Ces derniers jours, les médias américains ont fait état d'un relâchement de la pression exercée par la Russie et la Chine, les deux alliés principaux de Pyongyang. Le Wall Street Journal a ainsi publié une enquête très documentée, qui montre que la Russie a violé les sanctions de l'ONU en accueillant sur son territoire environ 10 000 travailleurs nord-coréens en  2018, dont 700 à qui elle a fourni un permis de travail en dépit de l'interdiction d'en délivrer de nouveaux. Le pays accueillerait, en outre, plus de 200 sociétés-écrans qui permettent à la Corée du Nord de se maintenir dans le système bancaire international.

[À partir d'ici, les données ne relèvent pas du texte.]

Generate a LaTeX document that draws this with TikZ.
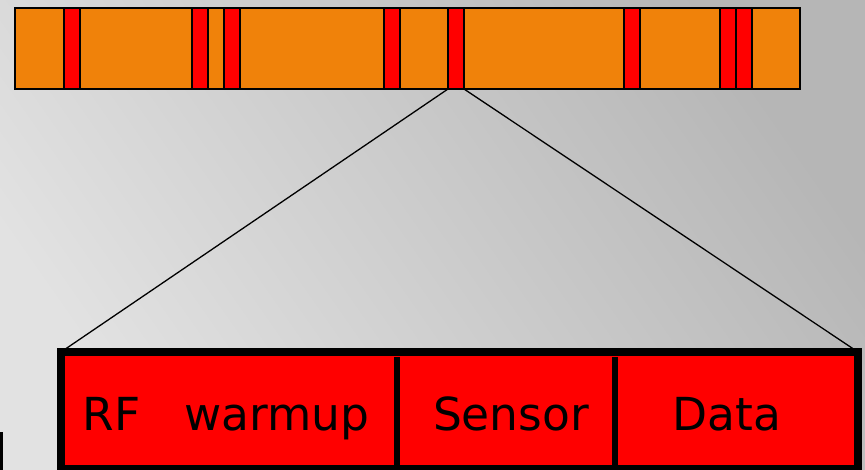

Un rapport des experts indépendants de l'ONU, en charge de vérifier la bonne application des sanctions, assure par ailleurs que la Chine et la Russie aident Pyongyang à les contourner. Le dernier train de sanctions – voté à l'unanimité en décembre dernier – et qui limitait les importations de pétrole et de produits raffinés à 500 000 barils par an contre 2  millions auparavant, a été " sans effet ", selon eux.
Les experts estiment que le régime a déjà dépassé cette limite depuis le mois de mai grâce à un ingénieux processus de transbordement de bateau à bateau qui a lieu dans les eaux internationales. Washington avait proposé, le mois dernier, de hausser le ton et d'interdire toute livraison de produits pétroliers. Moscou et Pékin s'y étaient opposés. Il en va de même avec le charbon et le minerai de fer, principales sources de revenus de Pyongyang, qui continue ses livraisons, principalement à des ports chinois et russes.
Les Américains " sentent le sol de leur campagne de pression maximale se dérobersous eux ", estime un diplomate, qui pense que Washington pourrait renforcer ses sanctions bilatérales. " Toute violation sera prise très au sérieux par les Etats-Unis ", a d'ailleurs insisté M. Pompeo depuis Singapour. La banque russe Agrosoyouz, accusée d'avoir procédé à des transactions financières illégales pour le compte de Nord-Coréens, a été le premier établissement russe à être sanctionné, vendredi, pour ses liens avec Pyongyang.